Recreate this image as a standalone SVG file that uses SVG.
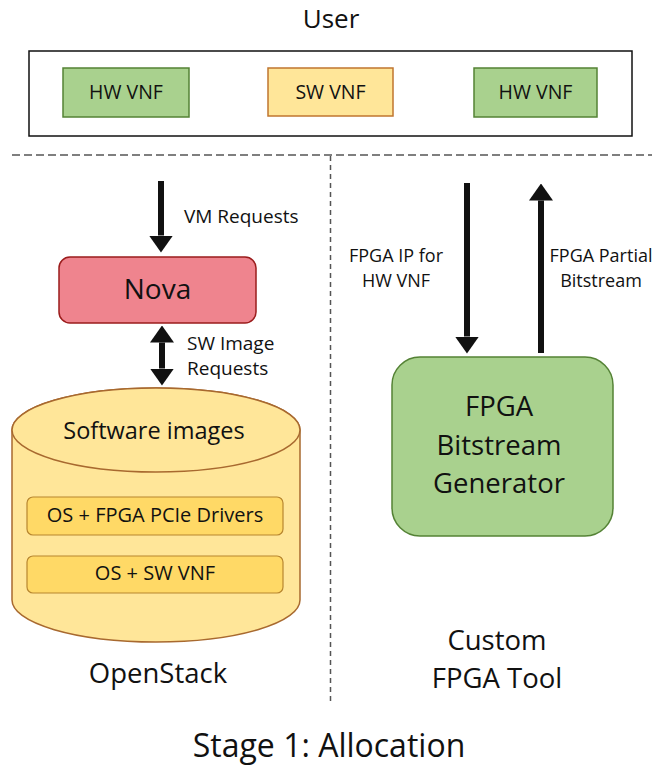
<svg xmlns="http://www.w3.org/2000/svg" width="659" height="765" viewBox="0 0 659 765">
<style>
text{font-family:"Open Sans","Noto Sans","Liberation Sans",sans-serif;fill:#111;text-anchor:middle}
.lbl{text-anchor:start}
.green{fill:#a9d18e;stroke:#548235;stroke-width:1.5}
.yellow{fill:#ffe699;stroke:#c0762f;stroke-width:1.5}
.inner{fill:#ffd966;stroke:#b8862f;stroke-width:1.2}
.arrow{stroke:#111;stroke-width:6;fill:none}
.sep{stroke:#555;stroke-width:1.5;fill:none}
</style>
<defs>
<marker id="ah" markerUnits="userSpaceOnUse" markerWidth="17" markerHeight="24" refX="0" refY="12" orient="auto-start-reverse" viewBox="0 0 17 24">
<path d="M0,0 L17,12 L0,24 Z" fill="#111"/>
</marker>
</defs>

<text x="331" y="28" font-size="26">User</text>

<g id="user-box">
<rect x="29" y="51" width="603" height="85" fill="#fff" stroke="#111" stroke-width="1.5"/>
</g>
<g id="hw-vnf-1">
<rect class="green" x="63" y="68" width="126" height="49"/>
<text x="126" y="99" font-size="19.5">HW VNF</text>
</g>
<g id="sw-vnf">
<rect class="yellow" x="268" y="68" width="125" height="48"/>
<text x="330.5" y="99" font-size="19.5">SW VNF</text>
</g>
<g id="hw-vnf-2">
<rect class="green" x="474" y="68" width="123" height="49"/>
<text x="535.5" y="99" font-size="19.5">HW VNF</text>
</g>

<g id="separators">
<line class="sep" x1="12" y1="155" x2="652" y2="155" stroke-dasharray="8,4"/>
<line class="sep" x1="330.5" y1="156" x2="330.5" y2="705" stroke-dasharray="5,4"/>
</g>

<g id="nova">
<rect x="59" y="257" width="197" height="66" rx="11" fill="#ef848e" stroke="#9b1c1c" stroke-width="1.5"/>
<text x="157.5" y="299" font-size="28">Nova</text>
</g>

<g id="openstack-db">
<path d="M12,430 V600 A144,42 0 0 0 300,600 V430 A144,42 0 0 0 12,430 Z" fill="#ffe699" stroke="#a8692f" stroke-width="1.5"/>
<ellipse cx="156" cy="430" rx="144" ry="42" fill="#ffe699" stroke="#a8692f" stroke-width="1.5"/>
<text x="154" y="439" font-size="23.5">Software images</text>
<rect class="inner" x="27" y="497" width="256" height="38" rx="6"/>
<text x="155" y="522" font-size="20">OS + FPGA PCIe Drivers</text>
<rect class="inner" x="27" y="556" width="256" height="37" rx="6"/>
<text x="155" y="580" font-size="20">OS + SW VNF</text>
</g>
<text x="158" y="683" font-size="27.5">OpenStack</text>

<g id="fpga-generator">
<rect class="green" x="392" y="357" width="221" height="179" rx="28"/>
<text x="499" y="416" font-size="27.5">FPGA</text>
<text x="499" y="455" font-size="27.5">Bitstream</text>
<text x="499" y="493" font-size="27.5">Generator</text>
</g>
<text x="497" y="650" font-size="27.5">Custom</text>
<text x="497" y="688" font-size="27.5">FPGA Tool</text>

<g id="connectors">
<line class="arrow" x1="161" y1="181" x2="161" y2="235.5" marker-end="url(#ah)"/>
<line class="arrow" x1="162" y1="342.5" x2="162" y2="368.5" marker-start="url(#ah)" marker-end="url(#ah)"/>
<line class="arrow" x1="467" y1="183" x2="467" y2="336.5" marker-end="url(#ah)"/>
<line class="arrow" x1="541" y1="353" x2="541" y2="200.5" marker-end="url(#ah)"/>
</g>

<text class="lbl" x="184" y="223" font-size="19">VM Requests</text>
<text class="lbl" x="187" y="350" font-size="19">SW Image</text>
<text class="lbl" x="187" y="375" font-size="19">Requests</text>
<text x="396" y="262" font-size="18">FPGA IP for</text>
<text x="396" y="287" font-size="18">HW VNF</text>
<text x="601" y="262" font-size="18">FPGA Partial</text>
<text x="601" y="287" font-size="18">Bitstream</text>

<text x="329" y="757" font-size="32">Stage 1: Allocation</text>
</svg>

═══

Exercise goal: Copy the material above in full and exactly, skipping pictures.

Reply to the task:
Recreate this image as a standalone SVG file that uses SVG.
<svg xmlns="http://www.w3.org/2000/svg" width="659" height="765" viewBox="0 0 659 765">
<style>
text{font-family:"Open Sans","Noto Sans","Liberation Sans",sans-serif;fill:#111;text-anchor:middle}
.lbl{text-anchor:start}
.green{fill:#a9d18e;stroke:#548235;stroke-width:1.5}
.yellow{fill:#ffe699;stroke:#c0762f;stroke-width:1.5}
.inner{fill:#ffd966;stroke:#b8862f;stroke-width:1.2}
.arrow{stroke:#111;stroke-width:6;fill:none}
.sep{stroke:#555;stroke-width:1.5;fill:none}
</style>
<defs>
<marker id="ah" markerUnits="userSpaceOnUse" markerWidth="17" markerHeight="24" refX="0" refY="12" orient="auto-start-reverse" viewBox="0 0 17 24">
<path d="M0,0 L17,12 L0,24 Z" fill="#111"/>
</marker>
</defs>

<text x="331" y="28" font-size="26">User</text>

<g id="user-box">
<rect x="29" y="51" width="603" height="85" fill="#fff" stroke="#111" stroke-width="1.5"/>
</g>
<g id="hw-vnf-1">
<rect class="green" x="63" y="68" width="126" height="49"/>
<text x="126" y="99" font-size="19.5">HW VNF</text>
</g>
<g id="sw-vnf">
<rect class="yellow" x="268" y="68" width="125" height="48"/>
<text x="330.5" y="99" font-size="19.5">SW VNF</text>
</g>
<g id="hw-vnf-2">
<rect class="green" x="474" y="68" width="123" height="49"/>
<text x="535.5" y="99" font-size="19.5">HW VNF</text>
</g>

<g id="separators">
<line class="sep" x1="12" y1="155" x2="652" y2="155" stroke-dasharray="8,4"/>
<line class="sep" x1="330.5" y1="156" x2="330.5" y2="705" stroke-dasharray="5,4"/>
</g>

<g id="nova">
<rect x="59" y="257" width="197" height="66" rx="11" fill="#ef848e" stroke="#9b1c1c" stroke-width="1.5"/>
<text x="157.5" y="299" font-size="28">Nova</text>
</g>

<g id="openstack-db">
<path d="M12,430 V600 A144,42 0 0 0 300,600 V430 A144,42 0 0 0 12,430 Z" fill="#ffe699" stroke="#a8692f" stroke-width="1.5"/>
<ellipse cx="156" cy="430" rx="144" ry="42" fill="#ffe699" stroke="#a8692f" stroke-width="1.5"/>
<text x="154" y="439" font-size="23.5">Software images</text>
<rect class="inner" x="27" y="497" width="256" height="38" rx="6"/>
<text x="155" y="522" font-size="20">OS + FPGA PCIe Drivers</text>
<rect class="inner" x="27" y="556" width="256" height="37" rx="6"/>
<text x="155" y="580" font-size="20">OS + SW VNF</text>
</g>
<text x="158" y="683" font-size="27.5">OpenStack</text>

<g id="fpga-generator">
<rect class="green" x="392" y="357" width="221" height="179" rx="28"/>
<text x="499" y="416" font-size="27.5">FPGA</text>
<text x="499" y="455" font-size="27.5">Bitstream</text>
<text x="499" y="493" font-size="27.5">Generator</text>
</g>
<text x="497" y="650" font-size="27.5">Custom</text>
<text x="497" y="688" font-size="27.5">FPGA Tool</text>

<g id="connectors">
<line class="arrow" x1="161" y1="181" x2="161" y2="235.5" marker-end="url(#ah)"/>
<line class="arrow" x1="162" y1="342.5" x2="162" y2="368.5" marker-start="url(#ah)" marker-end="url(#ah)"/>
<line class="arrow" x1="467" y1="183" x2="467" y2="336.5" marker-end="url(#ah)"/>
<line class="arrow" x1="541" y1="353" x2="541" y2="200.5" marker-end="url(#ah)"/>
</g>

<text class="lbl" x="184" y="223" font-size="19">VM Requests</text>
<text class="lbl" x="187" y="350" font-size="19">SW Image</text>
<text class="lbl" x="187" y="375" font-size="19">Requests</text>
<text x="396" y="262" font-size="18">FPGA IP for</text>
<text x="396" y="287" font-size="18">HW VNF</text>
<text x="601" y="262" font-size="18">FPGA Partial</text>
<text x="601" y="287" font-size="18">Bitstream</text>

<text x="329" y="757" font-size="32">Stage 1: Allocation</text>
</svg>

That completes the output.